Ses positions concernant la Première Guerre mondiale l’ont amené à entamer un dialogue critique avec la pensée de Marx. La critique la plus importante qu’il a adressée au théoricien allemand est d’avoir minimisé les reliquats du féodalisme dans la transition vers le capitalisme. Selon Bloch, les vestiges du féodalisme ont été les principaux responsables du militarisme prussien. Marx aurait fondé son analyse de la transition du capitalisme sur le cas anglais et l’aurait généralisée à l’ensemble des pays. Si l’Allemagne était entrée en guerre, ce n’était pas nécessairement pour servir les besoins du grand capital allemand, mais plutôt pour consolider le pouvoir déclinant des hobereaux. De plus, Marx aurait surestimé l’importance de l’économie dans son analyse de la société et de l’histoire. Cette surestimation l’aurait partiellement rendu aveugle à l’importance des idéologies et des constructions culturelles et politiques. Cette critique est devenue monnaie courante chez les penseurs critiques de l’École de Francfort (Adorno, Horkheimer, Habermas) et de la revue française Socialisme ou barbarie (Castoriadis, Lefort, Lyotard). Finalement, Bloch a perçu comme problématique « l’élimination de tout aspect chrétien et spirituel dans le marxisme en général » (p. 70). Cette critique est plutôt originale dans la tradition marxiste, mais elle est centrale chez le jeune Bloch. L’esprit de l’utopie en est empreint. Un des problèmes majeurs que Bloch soulève dans la pensée anti-chrétienne de Marx est l’abandon de la subjectivité.
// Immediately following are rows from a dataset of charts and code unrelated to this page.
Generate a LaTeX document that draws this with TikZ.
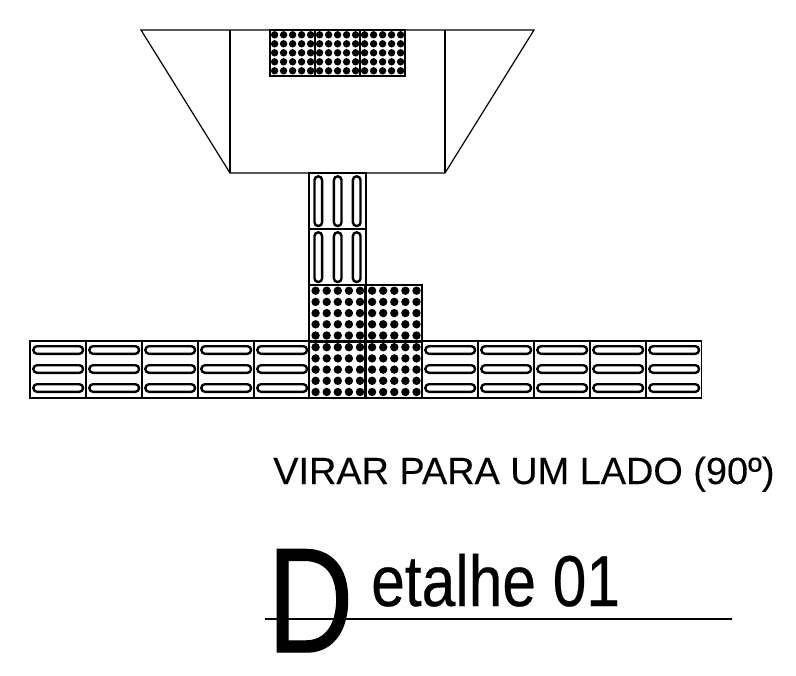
\documentclass[tikz,border=0pt]{standalone}
\usepackage{fontspec}
\setmainfont{Liberation Sans}
\newfontfamily\heavyA[FakeBold=0.8]{Liberation Sans}
\newfontfamily\heavyB[FakeBold=0.4]{Liberation Sans}
\newfontfamily\heavyC[FakeBold=0.15]{Liberation Sans}
\tikzset{
  outline/.style={draw=black,line width=0.9pt},
  tile/.style={draw=black,line width=1.2pt},
  bar/.style={draw=black,line width=1.8pt,rounded corners=2.7pt},
  dotsmall/.style={fill=black,draw=none},
  txt/.style={inner sep=0pt,anchor=base west,text=black}
}
\begin{document}
\begin{tikzpicture}[x=0.75pt,y=-0.75pt]
\useasboundingbox (0,0) rectangle (796,675);
% ramp
\draw[outline] (141,30) -- (534,30) -- (445,173) -- (230,173) -- cycle;
\draw[outline] (230,30) -- (230,173);
\draw[outline] (445,30) -- (445,173);
% top dotted tiles
\foreach \tx in {270,315,360}{
  \foreach \i in {0,...,4}{\foreach \j in {0,...,4}{
    \fill[dotsmall] ({\tx+4.6+9*\i},{34.8+9*\j}) circle (3.7);
  }}
  \draw[black,line width=1.7pt] (\tx,30) rectangle ++(45,46);
}
% vertical guide tiles
\foreach \ty in {173,229}{
  \draw[tile] (309,\ty) rectangle (366,\ty+56);
  \foreach \bx in {318.3,337.7,356.7}{
    \draw[bar] (\bx-3.8,\ty+3.4) rectangle (\bx+3.8,\ty+53);
  }
}
% horizontal guide tiles
\foreach \tx in {30,86,142,198,254,422,478,534,590,646}{
  \draw[tile] (\tx,341) rectangle (\tx+55.5,398);
  \foreach \by in {350,369,388}{
    \draw[bar] (\tx+3.4,\by-3.8) rectangle (\tx+53,\by+3.8);
  }
}
% lower dotted tiles
\foreach \tx/\ty in {309/285,365.5/285,309/341.5,365.5/341.5}{
  \fill[white] (\tx,\ty) rectangle ++(56.5,56.5);
  \foreach \i in {0,...,4}{\foreach \j in {0,...,4}{
    \fill[dotsmall] ({\tx+6.6+11.1*\i},{\ty+5.7+11.2*\j}) circle (4.2);
  }}
  \draw[black,line width=1.7pt] (\tx,\ty) rectangle ++(56.5,56.5);
}
% texts
\node[txt,font=\heavyC\fontsize{28.4pt}{30pt}\selectfont] (caption) at (273,484) {VIRAR PARA UM LADO (90º)};
\node[txt,font=\heavyA\fontsize{112pt}{112pt}\selectfont,xscale=0.8] (bigd) at (267,652) {D};
\node[txt,font=\heavyB\fontsize{54pt}{54pt}\selectfont,xscale=0.84] (title) at (371,606) {etalhe 01};
\draw[black,line width=1.6pt] (265,619) -- (732,619);
\end{tikzpicture}
\end{document}
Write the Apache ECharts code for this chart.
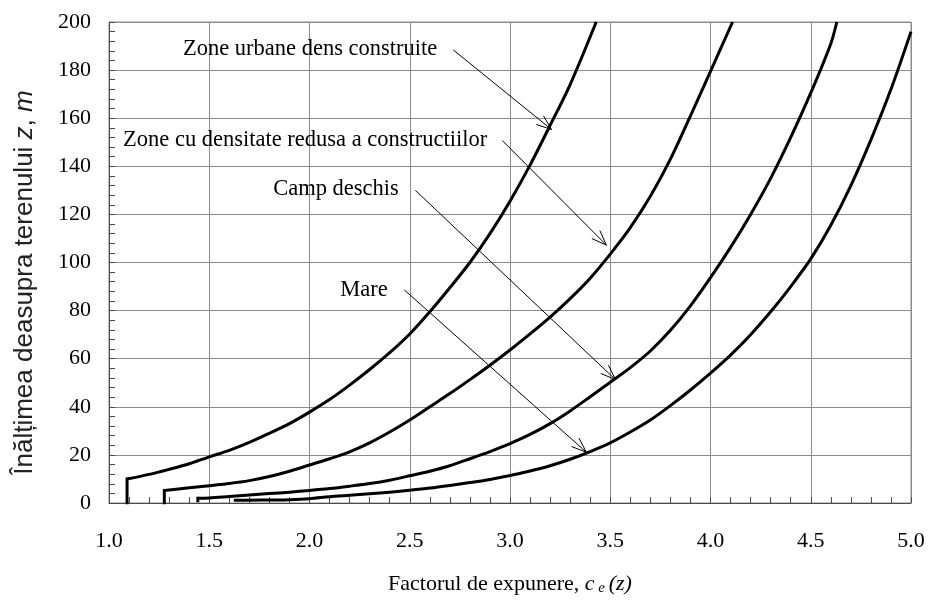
<!DOCTYPE html>
<html>
<head>
<meta charset="utf-8">
<script src="https://cdn.jsdelivr.net/npm/echarts/dist/echarts.min.js"></script>
<style>
  html, body { margin: 0; padding: 0; background: #fff; }
  #chart { width: 929px; height: 601px; }
</style>
</head>
<body>
<div id="chart"></div>
<script>
// curbele: [c_e(z), z]
const urbanPts = [[1.09, 0], [1.09, 10], [1.20, 11.9], [1.30, 14], [1.40, 16.3], [1.50, 19.2], [1.60, 21.9],
  [1.70, 25.2], [1.80, 29], [1.90, 33], [2.00, 37.8], [2.10, 43], [2.20, 49], [2.30, 55.5], [2.40, 62.5],
  [2.50, 70.3], [2.60, 79.5], [2.70, 89.5], [2.80, 100], [2.90, 112], [3.00, 125.5], [3.10, 140.5],
  [3.20, 157], [3.30, 174], [3.43, 200]]
const lowPts = [[1.276, 0], [1.276, 5.2], [1.40, 6.3], [1.50, 7.2], [1.60, 8.1], [1.70, 9.3], [1.80, 11.0],
  [1.90, 13.2], [2.00, 15.8], [2.10, 18.4], [2.20, 21.3], [2.30, 25], [2.40, 29.5], [2.50, 34.5], [2.60, 40],
  [2.70, 45.5], [2.80, 51.3], [2.90, 57.3], [3.00, 63.6], [3.10, 70.3], [3.20, 77.3], [3.30, 85],
  [3.40, 93.5], [3.50, 103.5], [3.60, 114.5], [3.70, 127.5], [3.80, 143], [3.90, 161], [4.00, 179.5],
  [4.11, 200]]
const openPts = [[1.443, 0.9], [1.443, 2.0], [1.50, 2.1], [1.60, 2.7], [1.70, 3.3], [1.80, 3.9], [1.90, 4.5],
  [2.00, 5.2], [2.10, 6.0], [2.20, 7.0], [2.30, 8.1], [2.40, 9.5], [2.50, 11.3], [2.60, 13.2], [2.70, 15.5],
  [2.80, 18.4], [2.90, 21.4], [3.00, 24.7], [3.10, 28.5], [3.20, 33], [3.30, 38.3], [3.40, 44.2],
  [3.50, 50.2], [3.60, 56.3], [3.70, 63.2], [3.80, 71.8], [3.90, 82], [4.00, 93.7], [4.10, 106.3],
  [4.20, 120], [4.30, 135], [4.40, 152], [4.50, 170.5], [4.60, 191], [4.63, 200]]
const seaPts = [[1.63, 1.1], [1.70, 1.15], [1.80, 1.25], [1.90, 1.4], [2.00, 1.8], [2.10, 2.6], [2.20, 3.2],
  [2.30, 3.8], [2.40, 4.5], [2.50, 5.3], [2.60, 6.2], [2.70, 7.3], [2.80, 8.5], [2.90, 9.8], [3.00, 11.4],
  [3.10, 13.3], [3.20, 15.5], [3.30, 18.2], [3.40, 21.4], [3.50, 25], [3.60, 29.5], [3.70, 34.5],
  [3.80, 40.5], [3.90, 47], [4.00, 54], [4.10, 61.5], [4.20, 70], [4.30, 79.5], [4.40, 90], [4.50, 101.5],
  [4.60, 115.5], [4.70, 132], [4.80, 151], [4.90, 172], [5.00, 196]]

const xTickLabels = ['1.0', '1.5', '2.0', '2.5', '3.0', '3.5', '4.0', '4.5', '5.0']

// etichete: text + punctul de inceput (stanga, mijloc)
const labelTexts = ['Zone urbane dens construite', 'Zone cu densitate redusa a constructiilor', 'Camp deschis', 'Mare']
const labelPos = [[1.369, 188.8], [1.070, 150.7], [1.819, 130.4], [2.153, 88.6]]
// sageti: [x1, z1, x2, z2]
const arrows = [
  [2.717, 188.4, 3.207, 155.3],
  [2.962, 150.7, 3.481, 107.2],
  [2.528, 130.0, 3.526, 51.3],
  [2.473, 88.6, 3.381, 21.1]
]

const serif = '"Liberation Serif", "Times New Roman", serif'
const sans = '"Liberation Sans", Arial, sans-serif'
const gridColor = '#8c8c8c'
const axisColor = '#4a4a4a'

let series = []
;[urbanPts, lowPts, openPts, seaPts].forEach(pts => {
  // tronsonul initial drept
  series.push({
    type: 'line',
    data: pts.slice(0, 2),
    showSymbol: false,
    smooth: false,
    lineStyle: { color: '#000', width: 3, cap: 'square' },
    z: 3
  })
  series.push({
    type: 'line',
    data: pts.slice(1),
    showSymbol: false,
    smooth: 0.3,
    lineStyle: { color: '#000', width: 3, join: 'round' },
    z: 3
  })
})

series.push({
  type: 'custom',
  data: arrows,
  encode: { x: [0, 2], y: [1, 3] },
  silent: true,
  z: 4,
  renderItem: function(params, api) {
    const a = api.coord([api.value(0), api.value(1)])
    const b = api.coord([api.value(2), api.value(3)])
    const ang = Math.atan2(b[1] - a[1], b[0] - a[0])
    const L = 16
    const w = 0.36
    const h1 = [b[0] - L * Math.cos(ang - w), b[1] - L * Math.sin(ang - w)]
    const h2 = [b[0] - L * Math.cos(ang + w), b[1] - L * Math.sin(ang + w)]
    return {
      type: 'group',
      children: [
        { type: 'line', shape: { x1: a[0], y1: a[1], x2: b[0], y2: b[1] }, style: { stroke: '#000', lineWidth: 1 } },
        { type: 'polyline', shape: { points: [h1, b, h2] }, style: { stroke: '#000', fill: null, lineWidth: 1 } }
      ]
    }
  }
})

series.push({
  type: 'custom',
  data: labelPos,
  silent: true,
  z: 4,
  renderItem: function(params, api) {
    const p = api.coord([api.value(0), api.value(1)])
    return {
      type: 'text',
      x: p[0],
      y: p[1],
      style: {
        text: labelTexts[params.dataIndex],
        font: '22.5px ' + serif,
        fill: '#000',
        align: 'left',
        verticalAlign: 'middle',
        textAlign: 'left',
        textVerticalAlign: 'middle'
      }
    }
  }
})

const myChart = echarts.init(document.getElementById('chart'))
const option = {
  animation: false,
  backgroundColor: '#fff',
  grid: {
    left: 109,
    right: 18,
    top: 22,
    bottom: 96,
    show: true,
    borderColor: gridColor,
    borderWidth: 1
  },
  xAxis: {
    type: 'value',
    min: 1,
    max: 5,
    interval: 0.5,
    axisLine: { show: true, onZero: false, lineStyle: { color: axisColor, width: 1 } },
    axisTick: { show: true, inside: true, length: 6, lineStyle: { color: axisColor } },
    minorTick: { show: true, splitNumber: 5, length: 6, lineStyle: { color: axisColor } },
    splitLine: { show: true, lineStyle: { color: gridColor, width: 1 } },
    axisLabel: {
      margin: 27,
      color: '#000',
      fontFamily: serif,
      fontSize: 22,
      formatter: function(v) {
        const i = Math.round((v - 1) / 0.5)
        return xTickLabels[i] || ''
      }
    },
    name: '{t|Factorul de expunere, }{i|c}{s| e }{i|(z)}',
    nameLocation: 'middle',
    nameGap: 70,
    nameTextStyle: {
      rich: {
        t: { fontFamily: serif, fontSize: 22, color: '#000' },
        i: { fontFamily: serif, fontSize: 22, fontStyle: 'italic', color: '#000' },
        s: { fontFamily: serif, fontSize: 15, fontStyle: 'italic', color: '#000', padding: [8, 0, 0, 0] }
      }
    }
  },
  yAxis: {
    type: 'value',
    min: 0,
    max: 200,
    interval: 20,
    axisLine: { show: true, onZero: false, lineStyle: { color: axisColor, width: 1 } },
    axisTick: { show: true, inside: true, length: 6, lineStyle: { color: axisColor } },
    minorTick: { show: true, splitNumber: 5, length: 6, lineStyle: { color: axisColor } },
    splitLine: { show: true, lineStyle: { color: gridColor, width: 1 } },
    axisLabel: { margin: 18, color: '#000', fontFamily: serif, fontSize: 22 },
    name: '{a|Înălțimea deasupra terenului }{i|z}{a|, }{i|m}',
    nameLocation: 'middle',
    nameRotate: 90,
    nameGap: 71,
    nameTextStyle: {
      padding: [0, 40, 0, 0],
      rich: {
        a: { fontFamily: sans, fontSize: 26, color: '#222' },
        i: { fontFamily: sans, fontSize: 26, fontStyle: 'italic', color: '#222' }
      }
    }
  },
  series: series
}
myChart.setOption(option)
</script>
</body>
</html>
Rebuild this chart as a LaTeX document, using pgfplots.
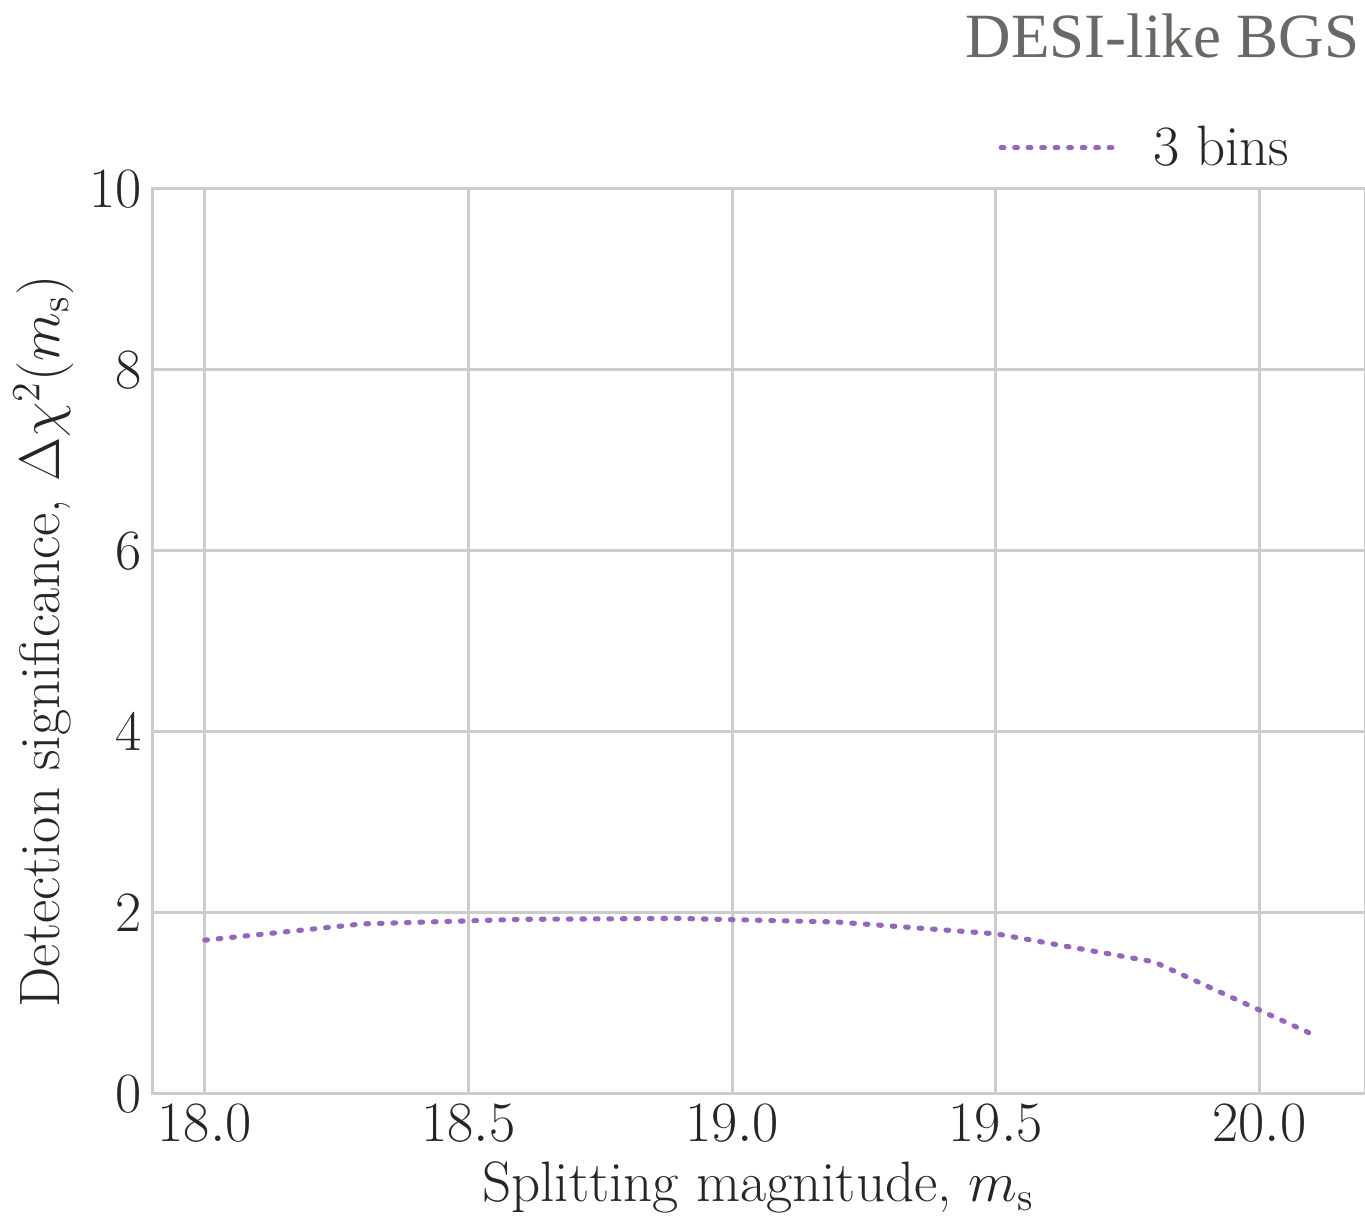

Pour beaucoup de penseurs, dont Bloch, la pensée chrétienne a été une des premières à introduire les thèmes de l’intériorité et de l’âme. C’est une des raisons qui amènent Bloch à privilégier les intuitions de Kierkegaard à celles de Hegel. Mise à part l’importance de la subjectivité, l’élimination du spirituel chez Marx amène Bloch à adopter un point de vue nominaliste du réel. Il affirme : « On a ainsi pu analyser le monde physique jusqu’à le réduire à des pressions et des chocs ; dans le marxisme, on a réduit tout le monde moral à des éléments économiques face auxquels l’esprit et les moeurs ne sont plus qu’épiphénomène (comme la pensée dans le cerveau), une superstructure dépendante, une idéologie sans substance. » (p. 71) Marx aurait ainsi oublié l’esprit.

Un dernier aspect qui rend ces trois textes particulièrement intéressants se trouve dans les réflexions de Bloch sur le socialisme, la démocratie et l’État. Il est important de mentionner que ces textes écrits en 1918 présentaient déjà un regard critique du caractère autoritaire de la Révolution russe. Bloch précise que ses critiques ne sont pas faites « d’un point de vue bourgeois, mais du point de vue d’un socialisme international radical » (p. 64). Il écrit malgré tout en vue de propager la révolution socialiste entamée par la Russie partout dans le monde. Il affirme cependant qu’une des conditions préliminaires à la réussite de la révolution socialiste est la construction d’une démocratie avec l’élaboration d’un État de droit. C’est en ce sens qu’il croit que la victoire de l’Entente sur l’Allemagne avec la création d’une démocratie libérale aurait été la condition décisive dans l’élaboration d’un socialisme libertaire. Cette idée développée dans La lutte, pas la guerre permet de comprendre certaines formulations plus absconses de L’esprit de l’utopie.

Les trois textes du recueil sont d’une très grande richesse. D’ailleurs, il serait intéressant d’étudier les propositions de Bloch sur le religieux, un aspect capital dans sa pensée. Ernst Bloch a rédigé pendant la même période un ouvrage sur le théologien révolutionnaire chrétien Thomas Münzer (1921), et a consacré plus tard un ouvrage complet au christianisme intitulé L’athéisme dans le christianisme (1968). La lutte, pas la guerre est une excellente porte d’entrée dans la pensée du jeune Bloch. L’ouvrage permet de comprendre politiquement certaines de ses positions philosophiques. Il est à noter que la présentation de l’ouvrage rédigé par Lucien Pelletier est d’une grande clarté et assure une navigation sans heurts. La lecture de ce livre devient donc incontournable pour toute personne désirant comprendre en profondeur la pensée de l’un des plus grands marxistes hétérodoxes du XXe siècle.